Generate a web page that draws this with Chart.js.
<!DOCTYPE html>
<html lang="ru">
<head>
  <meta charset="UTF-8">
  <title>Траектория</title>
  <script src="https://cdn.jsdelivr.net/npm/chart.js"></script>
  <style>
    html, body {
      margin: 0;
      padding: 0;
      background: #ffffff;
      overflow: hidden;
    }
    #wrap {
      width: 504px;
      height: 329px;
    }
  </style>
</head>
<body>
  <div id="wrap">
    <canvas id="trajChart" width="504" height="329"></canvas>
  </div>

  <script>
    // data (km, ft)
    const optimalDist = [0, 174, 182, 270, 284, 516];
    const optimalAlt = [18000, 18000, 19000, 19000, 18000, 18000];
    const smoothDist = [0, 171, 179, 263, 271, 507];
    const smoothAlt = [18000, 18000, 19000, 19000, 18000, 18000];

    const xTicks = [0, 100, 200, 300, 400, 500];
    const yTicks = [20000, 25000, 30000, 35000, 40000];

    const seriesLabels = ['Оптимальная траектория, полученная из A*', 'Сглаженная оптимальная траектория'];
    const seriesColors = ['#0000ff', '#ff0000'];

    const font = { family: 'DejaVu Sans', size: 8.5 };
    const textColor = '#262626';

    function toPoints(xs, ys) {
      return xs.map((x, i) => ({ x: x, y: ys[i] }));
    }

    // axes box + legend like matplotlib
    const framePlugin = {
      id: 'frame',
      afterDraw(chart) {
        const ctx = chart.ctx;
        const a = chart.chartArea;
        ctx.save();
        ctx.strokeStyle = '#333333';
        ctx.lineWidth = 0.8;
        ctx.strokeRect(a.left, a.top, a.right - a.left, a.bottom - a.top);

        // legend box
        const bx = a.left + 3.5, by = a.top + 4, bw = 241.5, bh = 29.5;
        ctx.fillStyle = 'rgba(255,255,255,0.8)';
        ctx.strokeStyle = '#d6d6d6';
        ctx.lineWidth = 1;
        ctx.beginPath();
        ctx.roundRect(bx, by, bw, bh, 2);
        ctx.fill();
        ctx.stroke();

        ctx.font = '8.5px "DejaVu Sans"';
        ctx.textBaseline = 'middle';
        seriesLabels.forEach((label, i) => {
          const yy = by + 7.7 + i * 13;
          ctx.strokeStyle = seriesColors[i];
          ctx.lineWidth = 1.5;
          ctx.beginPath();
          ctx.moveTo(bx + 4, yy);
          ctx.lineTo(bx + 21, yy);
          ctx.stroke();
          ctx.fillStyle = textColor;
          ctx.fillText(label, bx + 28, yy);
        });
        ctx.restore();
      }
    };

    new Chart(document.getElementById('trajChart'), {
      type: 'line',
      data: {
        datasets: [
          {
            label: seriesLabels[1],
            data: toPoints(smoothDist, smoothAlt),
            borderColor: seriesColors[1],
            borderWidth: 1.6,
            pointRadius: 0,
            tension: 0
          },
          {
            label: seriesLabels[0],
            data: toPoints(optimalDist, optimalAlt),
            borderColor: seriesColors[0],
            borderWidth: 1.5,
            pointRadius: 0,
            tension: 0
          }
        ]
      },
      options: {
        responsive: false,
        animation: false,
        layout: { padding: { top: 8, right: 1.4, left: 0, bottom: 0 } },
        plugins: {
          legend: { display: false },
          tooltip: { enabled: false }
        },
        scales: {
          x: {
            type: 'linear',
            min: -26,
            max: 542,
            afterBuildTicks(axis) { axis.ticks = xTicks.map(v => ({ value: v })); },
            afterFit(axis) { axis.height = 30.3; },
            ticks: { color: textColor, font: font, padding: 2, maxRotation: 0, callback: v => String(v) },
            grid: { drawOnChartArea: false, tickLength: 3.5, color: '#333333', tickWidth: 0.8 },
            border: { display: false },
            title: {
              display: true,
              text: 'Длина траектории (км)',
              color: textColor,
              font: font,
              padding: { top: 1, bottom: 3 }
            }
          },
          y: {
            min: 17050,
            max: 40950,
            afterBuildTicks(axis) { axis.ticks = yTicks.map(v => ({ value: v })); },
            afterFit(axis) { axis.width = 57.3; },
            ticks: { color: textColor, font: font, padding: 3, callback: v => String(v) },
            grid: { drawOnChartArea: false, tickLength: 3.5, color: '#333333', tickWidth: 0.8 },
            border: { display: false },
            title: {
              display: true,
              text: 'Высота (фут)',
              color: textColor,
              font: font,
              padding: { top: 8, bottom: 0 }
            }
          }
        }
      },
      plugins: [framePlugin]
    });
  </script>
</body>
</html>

---

- _Task prompt_
Give the data again, exactly as it stands.

- _Solution to the exercise_
Generate a web page that draws this with Chart.js.
<!DOCTYPE html>
<html lang="ru">
<head>
  <meta charset="UTF-8">
  <title>Траектория</title>
  <script src="https://cdn.jsdelivr.net/npm/chart.js"></script>
  <style>
    html, body {
      margin: 0;
      padding: 0;
      background: #ffffff;
      overflow: hidden;
    }
    #wrap {
      width: 504px;
      height: 329px;
    }
  </style>
</head>
<body>
  <div id="wrap">
    <canvas id="trajChart" width="504" height="329"></canvas>
  </div>

  <script>
    // data (km, ft)
    const optimalDist = [0, 174, 182, 270, 284, 516];
    const optimalAlt = [18000, 18000, 19000, 19000, 18000, 18000];
    const smoothDist = [0, 171, 179, 263, 271, 507];
    const smoothAlt = [18000, 18000, 19000, 19000, 18000, 18000];

    const xTicks = [0, 100, 200, 300, 400, 500];
    const yTicks = [20000, 25000, 30000, 35000, 40000];

    const seriesLabels = ['Оптимальная траектория, полученная из A*', 'Сглаженная оптимальная траектория'];
    const seriesColors = ['#0000ff', '#ff0000'];

    const font = { family: 'DejaVu Sans', size: 8.5 };
    const textColor = '#262626';

    function toPoints(xs, ys) {
      return xs.map((x, i) => ({ x: x, y: ys[i] }));
    }

    // axes box + legend like matplotlib
    const framePlugin = {
      id: 'frame',
      afterDraw(chart) {
        const ctx = chart.ctx;
        const a = chart.chartArea;
        ctx.save();
        ctx.strokeStyle = '#333333';
        ctx.lineWidth = 0.8;
        ctx.strokeRect(a.left, a.top, a.right - a.left, a.bottom - a.top);

        // legend box
        const bx = a.left + 3.5, by = a.top + 4, bw = 241.5, bh = 29.5;
        ctx.fillStyle = 'rgba(255,255,255,0.8)';
        ctx.strokeStyle = '#d6d6d6';
        ctx.lineWidth = 1;
        ctx.beginPath();
        ctx.roundRect(bx, by, bw, bh, 2);
        ctx.fill();
        ctx.stroke();

        ctx.font = '8.5px "DejaVu Sans"';
        ctx.textBaseline = 'middle';
        seriesLabels.forEach((label, i) => {
          const yy = by + 7.7 + i * 13;
          ctx.strokeStyle = seriesColors[i];
          ctx.lineWidth = 1.5;
          ctx.beginPath();
          ctx.moveTo(bx + 4, yy);
          ctx.lineTo(bx + 21, yy);
          ctx.stroke();
          ctx.fillStyle = textColor;
          ctx.fillText(label, bx + 28, yy);
        });
        ctx.restore();
      }
    };

    new Chart(document.getElementById('trajChart'), {
      type: 'line',
      data: {
        datasets: [
          {
            label: seriesLabels[1],
            data: toPoints(smoothDist, smoothAlt),
            borderColor: seriesColors[1],
            borderWidth: 1.6,
            pointRadius: 0,
            tension: 0
          },
          {
            label: seriesLabels[0],
            data: toPoints(optimalDist, optimalAlt),
            borderColor: seriesColors[0],
            borderWidth: 1.5,
            pointRadius: 0,
            tension: 0
          }
        ]
      },
      options: {
        responsive: false,
        animation: false,
        layout: { padding: { top: 8, right: 1.4, left: 0, bottom: 0 } },
        plugins: {
          legend: { display: false },
          tooltip: { enabled: false }
        },
        scales: {
          x: {
            type: 'linear',
            min: -26,
            max: 542,
            afterBuildTicks(axis) { axis.ticks = xTicks.map(v => ({ value: v })); },
            afterFit(axis) { axis.height = 30.3; },
            ticks: { color: textColor, font: font, padding: 2, maxRotation: 0, callback: v => String(v) },
            grid: { drawOnChartArea: false, tickLength: 3.5, color: '#333333', tickWidth: 0.8 },
            border: { display: false },
            title: {
              display: true,
              text: 'Длина траектории (км)',
              color: textColor,
              font: font,
              padding: { top: 1, bottom: 3 }
            }
          },
          y: {
            min: 17050,
            max: 40950,
            afterBuildTicks(axis) { axis.ticks = yTicks.map(v => ({ value: v })); },
            afterFit(axis) { axis.width = 57.3; },
            ticks: { color: textColor, font: font, padding: 3, callback: v => String(v) },
            grid: { drawOnChartArea: false, tickLength: 3.5, color: '#333333', tickWidth: 0.8 },
            border: { display: false },
            title: {
              display: true,
              text: 'Высота (фут)',
              color: textColor,
              font: font,
              padding: { top: 8, bottom: 0 }
            }
          }
        }
      },
      plugins: [framePlugin]
    });
  </script>
</body>
</html>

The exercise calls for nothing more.